Zambia announced tax breaks for mining companies, drastically cut its budget deficit target and said it expects to conclude debt restructuring talks with creditors early next year.
Mining royalties will be deductible from income taxes, Finance Minister Situmbeko Musokotwane told lawmakers Friday in his first budget speech since his party won power in August elections. He didn’t announce changes to the royalty rates. In 2019, the nation implemented the 10th change to the tax regime in 16 years.
The mining industry’s lobby group had complained for years that not being allowed to deduct royalties amounted to double taxation and deterred investment. Royalties are currently imposed at a sliding scale of 5.5% to 10%, depending on the copper price.
Shares in First Quantum Minerals Ltd., which accounts for more than half of Zambia’s copper output, rose as much as 5.3% in Toronto.
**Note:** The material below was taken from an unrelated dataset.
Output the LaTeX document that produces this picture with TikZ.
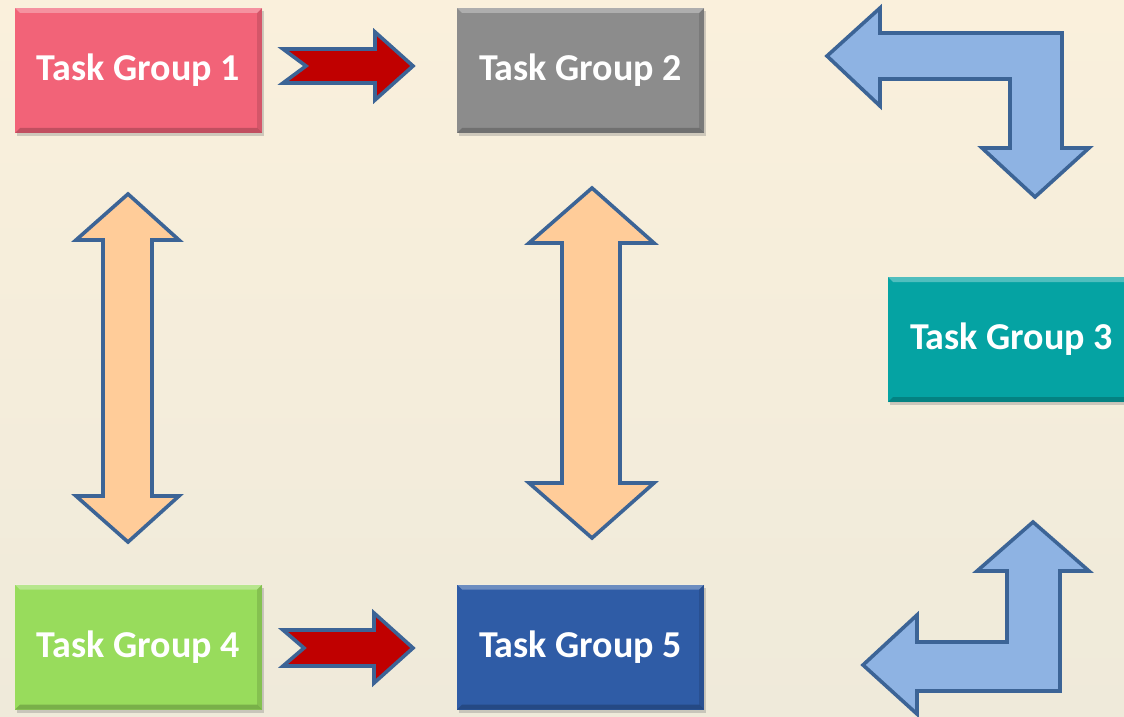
\documentclass[tikz,border=0pt]{standalone}
\usepackage{fontspec}
\setmainfont{Carlito}
\usetikzlibrary{shadows}

\definecolor{bgtop}{HTML}{FAF0DC}
\definecolor{bgbottom}{HTML}{EFEADA}
\definecolor{tgpink}{HTML}{F26378}
\definecolor{tggray}{HTML}{8C8C8C}
\definecolor{tgteal}{HTML}{05A3A3}
\definecolor{tggreen}{HTML}{98DC5C}
\definecolor{tgblue}{HTML}{2F5CA6}
\definecolor{arrowred}{HTML}{C00000}
\definecolor{arroworange}{HTML}{FFCC99}
\definecolor{arrowblue}{HTML}{8EB3E3}
\definecolor{arrowedge}{HTML}{3C6496}

\tikzset{
  tgbox/.style={rectangle, minimum width=123.5pt, minimum height=62.5pt,
    text=white, font=\bfseries\fontsize{19}{22}\selectfont,
    drop shadow={opacity=0.35, shadow xshift=1.2pt, shadow yshift=-1.5pt},
    path picture={
      \fill[white, opacity=0.3] (path picture bounding box.north west) -- (path picture bounding box.north east)
        -- ([shift={(-2.5pt,-2.5pt)}]path picture bounding box.north east) -- ([shift={(2.5pt,-2.5pt)}]path picture bounding box.north west) -- cycle;
      \fill[black, opacity=0.2] (path picture bounding box.south west) -- (path picture bounding box.south east)
        -- ([shift={(-2.5pt,2.5pt)}]path picture bounding box.south east) -- ([shift={(2.5pt,2.5pt)}]path picture bounding box.south west) -- cycle;
      \fill[black, opacity=0.12] (path picture bounding box.north east) -- (path picture bounding box.south east)
        -- ([shift={(-2.5pt,2.5pt)}]path picture bounding box.south east) -- ([shift={(-2.5pt,-2.5pt)}]path picture bounding box.north east) -- cycle;
    }},
  redarrow/.style={fill=arrowred, draw=arrowedge, line width=1.8pt, line join=miter},
  tallarrow/.style={fill=arroworange, draw=arrowedge, line width=1.8pt, line join=miter},
  bentarrow/.style={fill=arrowblue, draw=arrowedge, line width=1.8pt, line join=miter}
}

\begin{document}
\begin{tikzpicture}[x=0.5pt, y=-0.5pt]
    % background
    \useasboundingbox (0,0) rectangle (1124,717);
    \shade[top color=bgtop, bottom color=bgbottom] (0,0) rectangle (1124,717);

    % task groups
    \node[tgbox, fill=tgpink] (tg1) at (138.5,70.5) {\raisebox{-1pt}{Task Group 1}};
    \node[tgbox, fill=tggray] (tg2) at (580.5,70.5) {\raisebox{-1pt}{Task Group 2}};
    \node[tgbox, fill=tgteal] (tg3) at (1011.5,339.5) {\raisebox{-1pt}{Task Group 3}};
    \node[tgbox, fill=tggreen] (tg4) at (138.5,647) {\raisebox{-1pt}{Task Group 4}};
    \node[tgbox, fill=tgblue] (tg5) at (580.5,647) {\raisebox{-1pt}{Task Group 5}};

    % notched arrows
    \draw[redarrow, shift={(283,66)}] (0,-17)--(92,-17)--(92,-34)--(130,0)--(92,34)--(92,17)--(0,17)--(23,0)--cycle;
    \draw[redarrow, shift={(283,648)}] (0,-18)--(91,-18)--(91,-35)--(130,0)--(91,35)--(91,18)--(0,18)--(21,0)--cycle;

    % up-down arrows
    \draw[tallarrow] (128,194)--(179,240)--(152,240)--(152,496)--(179,496)--(128,542)
        --(76,496)--(103,496)--(103,240)--(76,240)--cycle;
    \draw[tallarrow] (592,188)--(654,243)--(620,243)--(620,483)--(654,483)--(592,538)
        --(529,483)--(562,483)--(562,243)--(529,243)--cycle;

    % bent arrows
    \draw[bentarrow] (827,56)--(880,8)--(880,33)--(1062,33)--(1062,148)--(1089,148)--(1035,197)
        --(982,148)--(1010,148)--(1010,79)--(880,79)--(880,106)--cycle;
    \draw[bentarrow] (1033,522)--(1089,571)--(1060,571)--(1060,691)--(917,691)--(917,714)--(863,665)
        --(917,615)--(917,642)--(1007,642)--(1007,571)--(977,571)--cycle;
\end{tikzpicture}
\end{document}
Zambia’s $1 billion in Eurobonds due 2024 rose 0.3% to 80 cents on the dollar by 4:55 p.m. in London. A close at that level would be the highest since March 2019.
The continent’s second-biggest producer of copper also plans a spending shortfall of 6.7% of gross domestic product in 2022, down from a revised estimate of 10.4% this year, the minister said. The government aims to reach an agreement with the International Monetary Fund next month that will anchor talks with creditors, he said.
Zambia’s economy has been buckling under a rapidly growing external debt burden taken on by the previous government, becoming the first pandemic-era sovereign defaulter nearly a year ago. The International Monetary Fund estimates that public debt reached 128.7% of GDP last year, one of the highest ratios on the continent.
The government plans on using the Group of 20’s so-called Common Framework to restructure its more than $13 billion in external debt, and an economic program with the IMF will be key to those efforts.
“The task ahead of us is enormous,” Musokotwane said. “The journey to fix the economy starts now.”
The minister will give a detailed update to creditors on the IMF talks and next steps in the restructuring process on Nov. 2.
Musokotwane set the following targets for the 2022 budget:
- Spending of 173 billion kwacha ($10 billion), or 37.1% of GDP and revenue and grants of 100.7 billion kwacha, or 21.6% of GDP
- Expenditure in 2021 is now forecast at 139 billion kwacha, vs 119.6 billion kwacha budget for this year.
- Economic growth is seen at 3.5% in 2022 and 3.3% this year vs 1.8% target in the 2021 budget
- The fiscal deficit is forecast at 6.7% of GDP in 2022 and 10.4% in 2021, compared with this year’s target of 9.3%.